Although their presence is currently meager at best (Suter 2001), sociologists will become involved in the analysis of alternative pedagogical strategies. Sociologists are uniquely qualified to identify the social and cultural dimensions of learning and how these pedagogical strategies promote learning. At both the secondary and the higher-education levels, the numbers of students participating in distance education are rising rapidly. Distance learning may alter the social structure of classrooms and may affect student performance. Student-centered pedagogies alter the authority and position of teachers. Schools have long been used as an example of cultural lag, where one part of a society moves more slowly than the other parts. That lag may decline with the rise of technology. Sociologists will examine how technology and the ready access of information help redefine learning and the role of teachers. We currently know very little about the sustained short-term and long-term learning consequences of greater exposure to technology, and we have been unsuccessful in bridging the digital divide (Natriello 2001). Riehl (2001) argues that sociologists studying pedagogical strategies need to link with work in cognitive psychology and other disciplines that view learning as situated and sociocultural.

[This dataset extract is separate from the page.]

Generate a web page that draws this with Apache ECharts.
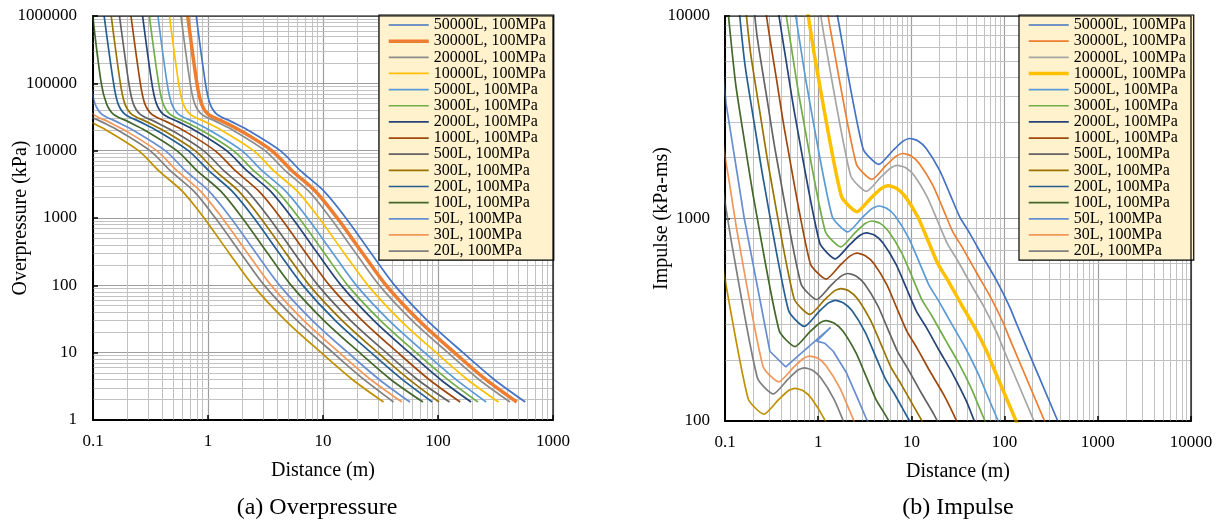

Homeschooling is on the rise, but few sociologists have examined the nature and kinds of parents who homeschool their children and with what effects (Wagenaar 1997). Preliminary research shows that homeschooled children perform well in college, but a selection factor may be operating. Some school districts allow homeschooled children to participate in extracurricular activities and even some academic activities. These differences in the homeschool experience should provide an ideal laboratory for assessing the effects of formal schooling.

In the United States, high schools and colleges place increasing emphasis on community engagement and service learning as pedagogical strategies. The literature demonstrating the effects of such engagement is somewhat scanty, but in the future, sociologists will isolate more clearly the consequences of such engagement. The rise in school-community partnerships will also provide ample opportunity for further research activity. In yet another area, sociologists will focus some attention on classroomteaching behaviors to enhance our understanding at the micro level.

During the past 30 years, we have been witness to a greater involvement in policy planning and reform efforts as suggested and encouraged by sociologists. The increase in qualitative research in the sociology of education enhances the sociological influence on educational policy and practice. The involvement should continue as sociologists become more interested in applied issues and as decision makers on education become more aware of the benefits to be derived from sociology in their decisionmaking procedures. The political consequences of this involvement can also be expected to increase, particularly at the local levels. There is anecdotal evidence that in the United States, individuals with strong political and educational ideologies are increasingly running for office and winning school board seats. At the national level, Shain and Ozga (2001) lament the impact of strong national policy statements in England stating that sociological research in education must be both relevant and useful for policymakers, adding that those who wish to study the broader social complexities of education outside application may not provide a useful service at this time.

Sociologists will continue to make major contributions to our understanding of the many social forces at work in the educational institution. They will do so at the micro level, the macro level, and the levels in between. Societies can ill afford to overlook sociologists’ contributions to identifying relevant causal factors, using research to tease out the connections among such factors, and providing policy advice relevant to solving educational problems.